Hydration targets vary by body, climate and activity. The ChrysoKit Water Intake Calculator gives you a personalised daily estimate from a handful of inputs, in metric or imperial.
Why use it
"Drink eight glasses" is a one-size-fits-all rule that ignores everything specific to you. Five inputs gives a usable, personalised number.
How to use the Water Intake Calculator
- Pick metric or imperial units.
- Enter your age, biological sex, weight and height.
- Pick an activity level (sedentary to very active).
- Pick a climate (temperate, hot, cold or humid).
- Read the suggested daily intake.
Features worth knowing
Personalised estimate
The formula combines age, sex, body weight, height, activity and climate, rather than a single rule of thumb.
Metric and imperial
kg/cm or lbs/in, ml or fl oz. Pick the one your scale and your water bottle already use.
Practical guidance
The result is shown both as total fluid and as a number of common glass sizes, so it translates to "drinks per day" not just "ml".
Pro tips
- Coffee, tea and food all count toward total daily fluid intake. Pure water is not the only contributor.

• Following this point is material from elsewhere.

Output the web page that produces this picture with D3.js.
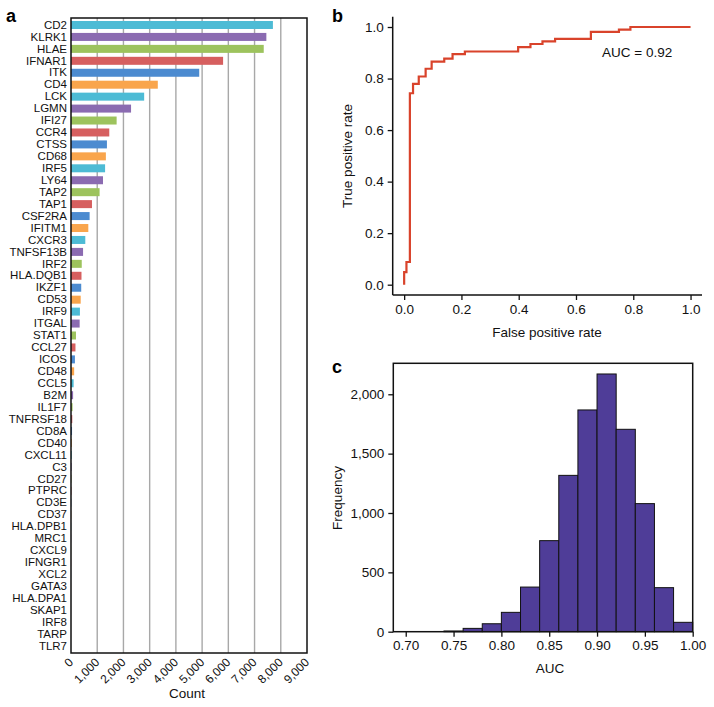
<!DOCTYPE html>
<html>
<head>
<meta charset="utf-8">
<script src="https://cdn.jsdelivr.net/npm/d3@7"></script>
<style>
  body { margin: 0; background: #fff; }
  svg { font-family: "Liberation Sans", Arial, sans-serif; }
</style>
</head>
<body>
<svg id="fig" width="714" height="707"></svg>
<script>
// panel a: gene counts
const genes = ["CD2", "KLRK1", "HLAE", "IFNAR1", "ITK", "CD4", "LCK", "LGMN", "IFI27", "CCR4",
  "CTSS", "CD68", "IRF5", "LY64", "TAP2", "TAP1", "CSF2RA", "IFITM1", "CXCR3", "TNFSF13B",
  "IRF2", "HLA.DQB1", "IKZF1", "CD53", "IRF9", "ITGAL", "STAT1", "CCL27", "ICOS", "CD48",
  "CCL5", "B2M", "IL1F7", "TNFRSF18", "CD8A", "CD40", "CXCL11", "C3", "CD27", "PTPRC",
  "CD3E", "CD37", "HLA.DPB1", "MRC1", "CXCL9", "IFNGR1", "XCL2", "GATA3", "HLA.DPA1", "SKAP1",
  "IRF8", "TARP", "TLR7"];
const counts = [7700, 7450, 7350, 5800, 4890, 3310, 2790, 2290, 1740, 1460,
  1370, 1330, 1300, 1220, 1090, 800, 710, 660, 545, 460,
  410, 400, 390, 370, 340, 330, 190, 170, 150, 120,
  100, 80, 60, 50, 40, 30, 25, 20, 15, 15,
  10, 8, 6, 5, 4, 3, 3, 2, 2, 2,
  1, 1, 1];
const barColors = ["#4dbbd5", "#8b6bb1", "#9dc35d", "#d65f5f", "#4c8bd0", "#f9a54c"];
const countTicks = [0, 1000, 2000, 3000, 4000, 5000, 6000, 7000, 8000, 9000];

// panel b: ROC curve corners
const fpr = [0, 0, 0.008, 0.02, 0.031, 0.051, 0.075, 0.096, 0.14, 0.169, 0.212, 0.398, 0.441, 0.483, 0.527, 0.652, 0.75, 0.79, 1.0];
const tpr = [0, 0.049, 0.088, 0.743, 0.779, 0.808, 0.838, 0.866, 0.877, 0.895, 0.905, 0.922, 0.934, 0.944, 0.954, 0.981, 0.99, 1.0, 1.0];
const rateTicks = [0, 0.2, 0.4, 0.6, 0.8, 1.0];

// panel c: AUC histogram
const binStart = [0.74, 0.76, 0.78, 0.80, 0.82, 0.84, 0.86, 0.88, 0.90, 0.92, 0.94, 0.96, 0.98];
const binFreq = [6, 28, 67, 163, 376, 767, 1317, 1868, 2171, 1705, 1079, 371, 79];
const aucTicks = [0.70, 0.75, 0.80, 0.85, 0.90, 0.95, 1.00];
const freqTicks = [0, 500, 1000, 1500, 2000];

const svg = d3.select('#fig');
const comma = d3.format(',');

// ---------- a ----------
const a = { left: 71, right: 307, top: 18, bottom: 653 };
const xa = d3.scaleLinear().domain([0, 9000]).range([a.left, a.right]);
const ya = d3.scaleBand().domain(genes).range([a.top, a.bottom])
  .paddingInner(0.33).paddingOuter(0.25);

svg.append('g').selectAll('line')
  .data(countTicks.slice(1, -1))
  .join('line')
    .attr('x1', d => xa(d)).attr('x2', d => xa(d))
    .attr('y1', a.top).attr('y2', a.bottom)
    .attr('stroke', '#a8a8a8').attr('stroke-width', 1.4);

svg.append('g').selectAll('rect')
  .data(genes)
  .join('rect')
    .attr('x', xa(0))
    .attr('y', d => ya(d))
    .attr('width', (d, i) => xa(counts[i]) - xa(0))
    .attr('height', ya.bandwidth())
    .attr('fill', (d, i) => barColors[i % 6]);

svg.append('rect')
  .attr('x', a.left).attr('y', a.top)
  .attr('width', a.right - a.left).attr('height', a.bottom - a.top)
  .attr('fill', 'none').attr('stroke', '#111').attr('stroke-width', 1.5);

const yAxisA = svg.append('g')
  .attr('transform', `translate(${a.left},0)`)
  .call(d3.axisLeft(ya).tickSize(0).tickPadding(4));
yAxisA.select('.domain').remove();
yAxisA.selectAll('text').attr('font-size', 11.5).attr('fill', '#111')
  .attr('font-family', '"Liberation Sans", Arial, sans-serif');

svg.append('g').selectAll('text')
  .data(countTicks)
  .join('text')
    .attr('transform', d => `translate(${xa(d) + 3},${a.bottom + 10}) rotate(-45)`)
    .attr('text-anchor', 'end')
    .attr('font-size', 12)
    .attr('fill', '#111')
    .text(d => comma(d));

svg.append('text').attr('x', 187).attr('y', 698)
  .attr('text-anchor', 'middle').attr('font-size', 13.5).attr('fill', '#111')
  .text('Count');

svg.append('text').attr('x', 6).attr('y', 22)
  .attr('font-size', 18).attr('font-weight', 'bold').text('a');

// ---------- b ----------
const b = { left: 392.7, right: 702, top: 16.7, bottom: 295 };
const xb = d3.scaleLinear().domain([-0.04, 1.04]).range([b.left, b.right]);
const yb = d3.scaleLinear().domain([-0.04, 1.04]).range([b.bottom, b.top]);

const xAxisB = svg.append('g').attr('transform', `translate(0,${b.bottom})`)
  .call(d3.axisBottom(xb).tickValues(rateTicks).tickFormat(d3.format('.1f')).tickSize(5).tickPadding(4).tickSizeOuter(0));
const yAxisB = svg.append('g').attr('transform', `translate(${b.left},0)`)
  .call(d3.axisLeft(yb).tickValues(rateTicks).tickFormat(d3.format('.1f')).tickSize(5).tickPadding(4).tickSizeOuter(0));
[xAxisB, yAxisB].forEach(g => {
  g.select('.domain').attr('stroke', '#111').attr('stroke-width', 1.5);
  g.selectAll('.tick line').attr('stroke', '#111').attr('stroke-width', 1.3);
  g.selectAll('text').attr('font-size', 13.5).attr('fill', '#111')
    .attr('font-family', '"Liberation Sans", Arial, sans-serif');
});
xAxisB.select('.domain').attr('d', `M${b.left},0H${b.right}`);
yAxisB.select('.domain').attr('d', `M0,${b.top}V${b.bottom}`);

const roc = fpr.map((d, i) => [d, tpr[i]]);
svg.append('path')
  .datum(roc)
  .attr('d', d3.line().x(d => xb(d[0])).y(d => yb(d[1])).curve(d3.curveStepAfter))
  .attr('fill', 'none').attr('stroke', '#d9432b').attr('stroke-width', 2.2);

svg.append('text').attr('x', 602).attr('y', 56.5)
  .attr('font-size', 13.5).attr('fill', '#111').text('AUC = 0.92');

svg.append('text').attr('x', 547).attr('y', 337)
  .attr('text-anchor', 'middle').attr('font-size', 13.5).attr('fill', '#111')
  .text('False positive rate');
svg.append('text')
  .attr('transform', `translate(352,156) rotate(-90)`)
  .attr('text-anchor', 'middle').attr('font-size', 13.5).attr('fill', '#111')
  .text('True positive rate');

svg.append('text').attr('x', 332).attr('y', 21.5)
  .attr('font-size', 18).attr('font-weight', 'bold').text('b');

// ---------- c ----------
const c = { left: 393.3, right: 692.7, top: 363.3, bottom: 631.7 };
const xc = d3.scaleLinear().domain([0.687, 1.0]).range([c.left, c.right]);
const yc = d3.scaleLinear().domain([0, 2261]).range([c.bottom, c.top]);

svg.append('g').selectAll('rect')
  .data(binStart)
  .join('rect')
    .attr('x', d => xc(d))
    .attr('y', (d, i) => yc(binFreq[i]))
    .attr('width', d => xc(d + 0.02) - xc(d))
    .attr('height', (d, i) => yc(0) - yc(binFreq[i]))
    .attr('fill', '#4f3d98').attr('stroke', '#111').attr('stroke-width', 1);

svg.append('rect')
  .attr('x', c.left).attr('y', c.top)
  .attr('width', c.right - c.left).attr('height', c.bottom - c.top)
  .attr('fill', 'none').attr('stroke', '#111').attr('stroke-width', 1.5);

const xAxisC = svg.append('g').attr('transform', `translate(0,${c.bottom})`)
  .call(d3.axisBottom(xc).tickValues(aucTicks).tickFormat(d3.format('.2f')).tickSize(5).tickPadding(4));
const yAxisC = svg.append('g').attr('transform', `translate(${c.left},0)`)
  .call(d3.axisLeft(yc).tickValues(freqTicks).tickFormat(comma).tickSize(5).tickPadding(4));
[xAxisC, yAxisC].forEach(g => {
  g.select('.domain').remove();
  g.selectAll('.tick line').attr('stroke', '#111').attr('stroke-width', 1.3);
  g.selectAll('text').attr('font-size', 13.5).attr('fill', '#111')
    .attr('font-family', '"Liberation Sans", Arial, sans-serif');
});

svg.append('text').attr('x', 550).attr('y', 673)
  .attr('text-anchor', 'middle').attr('font-size', 13.5).attr('fill', '#111')
  .text('AUC');
svg.append('text')
  .attr('transform', `translate(342,498) rotate(-90)`)
  .attr('text-anchor', 'middle').attr('font-size', 13.5).attr('fill', '#111')
  .text('Frequency');

svg.append('text').attr('x', 332).attr('y', 373)
  .attr('font-size', 18).attr('font-weight', 'bold').text('c');
</script>
</body>
</html>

- Thirst is a late signal. If you only drink when thirsty, you are usually already a bit behind.
- Hot weather and intense exercise can push intake well above the baseline. Adjust upward on those days.
Privacy first. The Water Intake Calculator runs entirely in your browser. Nothing you enter is uploaded.
This is a guideline, not medical advice. If you have specific health conditions, defer to a clinician for your real target.
Open the tool: Water Intake Calculator →
A heatwave week in a Mediterranean summer: hydration in practice
Forty-degree afternoons change the hydration problem from theoretical to operational. During a Greek July heatwave, the textbook numbers stop being abstract: sweat losses outdoors can reach a litre per hour, thirst lags behind need, and the populations at real risk... older adults whose thirst signal has dulled, outdoor workers, anyone on diuretic medication... can slide toward trouble while feeling merely tired.
What practitioners actually recommend for such weeks, beyond "drink more": front-load the morning, because starting the day's heat already hydrated beats chasing losses at 15:00. Pair water with food and electrolytes during heavy sweating... plain water in large volumes during all-day heat exposure dilutes sodium, and the watermelon-feta habit of Greek summers is accidental electrolyte engineering. Use urine colour as the dashboard, checked at midday rather than morning. And treat alcohol's effect honestly: the evening beer is a diuretic arriving exactly when the day's deficit peaks.
The week-long pattern matters more than any single day: cumulative mild dehydration across a heatwave presents as headaches, poor sleep and irritability that nobody attributes to water. A calculated daily target, adjusted upward for the heat, turns the week into a checklist instead of a slow-motion deficit... unglamorous, and exactly what August requires.